Tuesday, May 27, 2008

Review: Andromeda Strain

A&E's remake of the Michael Crichton classic is, in a word, HORRIBLE. The 2-part show, called a miniseries, was true to it's name - mini. Little plot, heavy handed "tells" and a lumbering cast with enough stereotypes to fill a decade of 1950's TV shows. At some point in part 2, I actually started to root for Andromeda in the vain hope that the obvious and predictable would not happen.

The most amusing part of this whole adaptation is heavy-handed juxtaposition of appropriately outraged and always correct "left-wing" characters, while the "right-wing" characters are proven to be wrong and evil 100% of the time. This kind of nuance could only come from our friends in Hollywood. I imagine one of these writers being asked how they "write" conservatives so well, with the answer courtesy of "As Good as it Gets" via Jack Nicholson: "I think of all the things I don't know, and I add fear and mistrust..."

I won't even get started on the subtext of "uninteded consequences" from the same ideology that brought us the ban on carbon-free nuclear power in the U.S. while we were watching atmosphereic CO2 levels skyrocket.

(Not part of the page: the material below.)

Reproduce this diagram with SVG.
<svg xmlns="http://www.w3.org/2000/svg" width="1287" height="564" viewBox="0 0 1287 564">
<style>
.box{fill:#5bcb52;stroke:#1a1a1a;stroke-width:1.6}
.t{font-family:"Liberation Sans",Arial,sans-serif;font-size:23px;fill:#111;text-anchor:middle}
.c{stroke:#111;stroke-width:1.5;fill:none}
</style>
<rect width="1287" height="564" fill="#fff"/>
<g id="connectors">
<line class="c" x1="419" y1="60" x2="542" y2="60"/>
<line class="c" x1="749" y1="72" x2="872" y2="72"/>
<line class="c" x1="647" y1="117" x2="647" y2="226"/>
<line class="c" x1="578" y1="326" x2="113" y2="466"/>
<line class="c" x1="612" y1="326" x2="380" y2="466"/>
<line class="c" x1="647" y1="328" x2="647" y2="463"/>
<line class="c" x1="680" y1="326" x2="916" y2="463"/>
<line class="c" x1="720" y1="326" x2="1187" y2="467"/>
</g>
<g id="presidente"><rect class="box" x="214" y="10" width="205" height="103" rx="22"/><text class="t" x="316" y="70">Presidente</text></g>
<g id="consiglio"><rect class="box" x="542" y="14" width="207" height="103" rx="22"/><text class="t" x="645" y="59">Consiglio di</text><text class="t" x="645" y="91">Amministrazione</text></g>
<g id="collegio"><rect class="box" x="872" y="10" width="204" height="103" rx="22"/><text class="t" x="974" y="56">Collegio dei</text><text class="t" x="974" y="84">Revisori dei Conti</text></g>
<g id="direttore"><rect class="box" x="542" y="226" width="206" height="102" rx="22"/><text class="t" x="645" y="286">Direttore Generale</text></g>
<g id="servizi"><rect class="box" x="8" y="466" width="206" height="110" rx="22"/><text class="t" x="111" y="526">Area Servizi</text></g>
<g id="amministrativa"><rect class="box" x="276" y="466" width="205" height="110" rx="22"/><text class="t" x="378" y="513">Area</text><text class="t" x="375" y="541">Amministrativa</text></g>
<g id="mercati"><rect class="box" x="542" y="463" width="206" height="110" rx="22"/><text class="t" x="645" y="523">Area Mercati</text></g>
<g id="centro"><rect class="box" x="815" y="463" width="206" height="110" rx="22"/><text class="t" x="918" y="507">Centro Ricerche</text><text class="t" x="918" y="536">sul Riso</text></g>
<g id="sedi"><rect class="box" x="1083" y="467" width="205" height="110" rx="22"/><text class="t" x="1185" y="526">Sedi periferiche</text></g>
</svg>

Like waffles are a vehicle for syrup and butter, this travesty was a vehicle for the moonbats and tinfoil hat crowd. From glorifying the Earth Liberation Front-types killing people to stop projects they don't like to virulent mistrust of all military types; good intentions supplant logic and reason throughout.

A couple examples of plot devices to help thwart the still unsure: The strain actually chased people across the desert like the ice hurricanes from "Day After Tomorrow." Add in the use of a wormhole to send messages back from the future vis-a-vis: Star Trek IV: Voyage Home and you get the idea.

Note to the pricks who wrote this thing: If you are going to steal, err borrow, from Star Trek movies, stay with Wrath of Kahn. And if you are going to borrow from disaster movies, steal from with the ones that had OJ Simpson.

10 stars out of 10 on the insult meter.

2 starts out of 10 overall. 2 stars for Benjamin Bratt's goatee in a supporting role.